**Data extract**
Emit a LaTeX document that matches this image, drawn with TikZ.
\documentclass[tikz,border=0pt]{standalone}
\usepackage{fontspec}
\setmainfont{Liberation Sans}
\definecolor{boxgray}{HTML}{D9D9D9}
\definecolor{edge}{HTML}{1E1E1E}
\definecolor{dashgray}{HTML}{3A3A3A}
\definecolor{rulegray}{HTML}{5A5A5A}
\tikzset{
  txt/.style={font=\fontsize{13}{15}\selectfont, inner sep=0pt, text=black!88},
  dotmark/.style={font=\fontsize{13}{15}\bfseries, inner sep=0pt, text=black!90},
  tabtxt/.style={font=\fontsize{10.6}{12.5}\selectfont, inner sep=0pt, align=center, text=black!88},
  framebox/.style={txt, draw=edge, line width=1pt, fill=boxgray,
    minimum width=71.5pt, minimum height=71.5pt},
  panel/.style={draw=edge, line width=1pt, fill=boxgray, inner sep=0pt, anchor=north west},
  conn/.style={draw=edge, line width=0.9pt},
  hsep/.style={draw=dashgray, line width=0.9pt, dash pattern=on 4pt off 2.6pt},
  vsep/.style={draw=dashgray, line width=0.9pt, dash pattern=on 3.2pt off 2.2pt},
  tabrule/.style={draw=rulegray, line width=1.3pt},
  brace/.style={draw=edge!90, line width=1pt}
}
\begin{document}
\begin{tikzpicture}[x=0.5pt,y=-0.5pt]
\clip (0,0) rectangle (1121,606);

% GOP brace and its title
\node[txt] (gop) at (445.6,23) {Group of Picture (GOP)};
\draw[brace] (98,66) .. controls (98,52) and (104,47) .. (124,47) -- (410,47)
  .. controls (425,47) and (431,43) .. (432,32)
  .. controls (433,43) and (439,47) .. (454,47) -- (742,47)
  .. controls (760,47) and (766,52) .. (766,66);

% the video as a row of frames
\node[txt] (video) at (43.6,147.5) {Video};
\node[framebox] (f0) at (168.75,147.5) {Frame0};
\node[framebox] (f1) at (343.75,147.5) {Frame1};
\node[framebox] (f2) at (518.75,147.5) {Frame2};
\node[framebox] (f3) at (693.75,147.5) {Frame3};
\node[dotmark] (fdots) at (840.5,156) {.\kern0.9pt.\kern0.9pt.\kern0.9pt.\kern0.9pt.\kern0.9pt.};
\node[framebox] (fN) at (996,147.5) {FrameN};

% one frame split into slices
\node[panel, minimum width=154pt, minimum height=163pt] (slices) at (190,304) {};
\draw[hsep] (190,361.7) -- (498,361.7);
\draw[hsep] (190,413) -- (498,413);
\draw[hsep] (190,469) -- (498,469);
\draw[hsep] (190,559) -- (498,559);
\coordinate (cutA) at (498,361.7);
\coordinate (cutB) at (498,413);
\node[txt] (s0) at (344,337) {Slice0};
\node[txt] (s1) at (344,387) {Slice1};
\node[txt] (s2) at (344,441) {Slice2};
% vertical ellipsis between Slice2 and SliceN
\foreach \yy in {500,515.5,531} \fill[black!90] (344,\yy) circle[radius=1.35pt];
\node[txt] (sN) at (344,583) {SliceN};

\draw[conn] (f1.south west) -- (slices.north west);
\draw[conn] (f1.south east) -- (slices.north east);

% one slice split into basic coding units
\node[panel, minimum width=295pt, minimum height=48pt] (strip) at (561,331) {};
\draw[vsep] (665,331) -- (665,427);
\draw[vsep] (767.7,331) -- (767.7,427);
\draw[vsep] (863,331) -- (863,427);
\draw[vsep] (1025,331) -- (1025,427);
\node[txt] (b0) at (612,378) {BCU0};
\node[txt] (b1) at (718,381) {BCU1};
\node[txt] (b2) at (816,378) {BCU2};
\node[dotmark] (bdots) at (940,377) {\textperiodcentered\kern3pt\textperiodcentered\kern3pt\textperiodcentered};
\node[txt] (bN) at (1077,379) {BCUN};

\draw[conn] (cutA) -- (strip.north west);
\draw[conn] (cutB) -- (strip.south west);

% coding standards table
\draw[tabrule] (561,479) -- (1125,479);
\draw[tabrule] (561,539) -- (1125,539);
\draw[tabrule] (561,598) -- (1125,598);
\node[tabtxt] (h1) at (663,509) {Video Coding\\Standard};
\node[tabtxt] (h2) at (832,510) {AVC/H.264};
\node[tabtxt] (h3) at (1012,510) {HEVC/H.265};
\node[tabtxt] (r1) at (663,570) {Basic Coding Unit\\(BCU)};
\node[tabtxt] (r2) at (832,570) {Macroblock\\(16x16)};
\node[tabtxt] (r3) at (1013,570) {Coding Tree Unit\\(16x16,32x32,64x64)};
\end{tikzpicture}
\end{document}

**Set exercise**
Return a word-for-word copy of the lines from the beginning of the listing to the line holding "(0,0) rectangle (1121,606);", both kept.

**Task solution**
Emit a LaTeX document that matches this image, drawn with TikZ.
\documentclass[tikz,border=0pt]{standalone}
\usepackage{fontspec}
\setmainfont{Liberation Sans}
\definecolor{boxgray}{HTML}{D9D9D9}
\definecolor{edge}{HTML}{1E1E1E}
\definecolor{dashgray}{HTML}{3A3A3A}
\definecolor{rulegray}{HTML}{5A5A5A}
\tikzset{
  txt/.style={font=\fontsize{13}{15}\selectfont, inner sep=0pt, text=black!88},
  dotmark/.style={font=\fontsize{13}{15}\bfseries, inner sep=0pt, text=black!90},
  tabtxt/.style={font=\fontsize{10.6}{12.5}\selectfont, inner sep=0pt, align=center, text=black!88},
  framebox/.style={txt, draw=edge, line width=1pt, fill=boxgray,
    minimum width=71.5pt, minimum height=71.5pt},
  panel/.style={draw=edge, line width=1pt, fill=boxgray, inner sep=0pt, anchor=north west},
  conn/.style={draw=edge, line width=0.9pt},
  hsep/.style={draw=dashgray, line width=0.9pt, dash pattern=on 4pt off 2.6pt},
  vsep/.style={draw=dashgray, line width=0.9pt, dash pattern=on 3.2pt off 2.2pt},
  tabrule/.style={draw=rulegray, line width=1.3pt},
  brace/.style={draw=edge!90, line width=1pt}
}
\begin{document}
\begin{tikzpicture}[x=0.5pt,y=-0.5pt]
\clip (0,0) rectangle (1121,606);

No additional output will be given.